How Each Room Gets Its Own Identity Without Breaking the Pattern

The cabinets are the same in every room. Everything else changes, and that’s what gives each space a distinct character without breaking the home’s overall design language.

The kitchen leans warm — brass hardware throughout, light oak floors, marble-look quartz counters, a linear pendant over the island that puts warm light on the workspace. The bathrooms flip the contrast: matte black plumbing instead of brass, marble-look slab surfaces on the walls (with one bathroom using a striking green-veined stone that becomes the room’s focal point), and chrome or crystal lighting that reads cooler and more formal. Same cabinetry, completely different mood. The laundry and mudroom stay simple — same hardware as the kitchen, same general feel, but with utility-grade tile floors and minimal decoration. The pattern is: cabinetry stays constant, everything else adapts to what the room is actually for.

The Mudroom Bench Is the Detail That Sells the Project

Most whole-home renovations stop being thoughtful at the utility rooms. The kitchen gets the budget and the design attention; the mudroom gets builder-grade cabinets and a coat hook. This home went the other direction — the mudroom uses the same Bright White Shaker cabinetry as the kitchen, with a built-in bench that runs the length of the wall, integrated storage underneath, and hexagonal tile flooring that reads as deliberate rather than utilitarian.
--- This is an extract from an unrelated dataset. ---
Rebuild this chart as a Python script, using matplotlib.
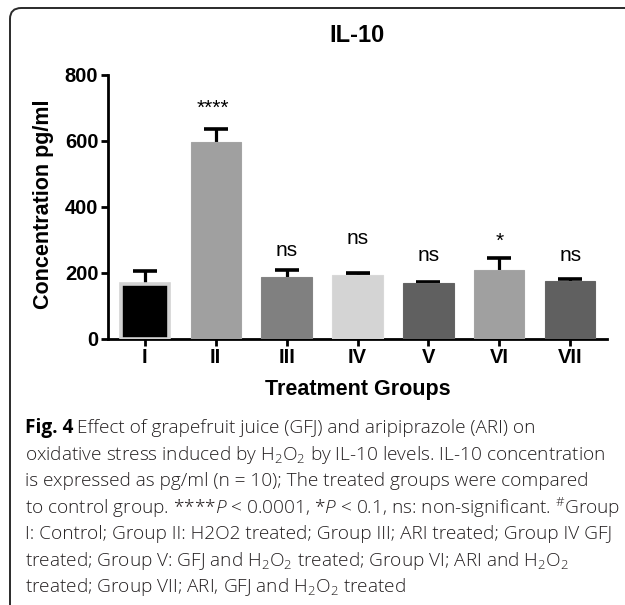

This is the call that distinguishes a whole-home renovation from a kitchen renovation with bonus rooms. The decision rule: every room you walk through daily deserves the same level of finish as the rooms you photograph. Mudrooms, laundries, and entry zones get used more often than dining rooms, and treating them as primary spaces (not afterthoughts) is what makes a house feel finished rather than partly finished.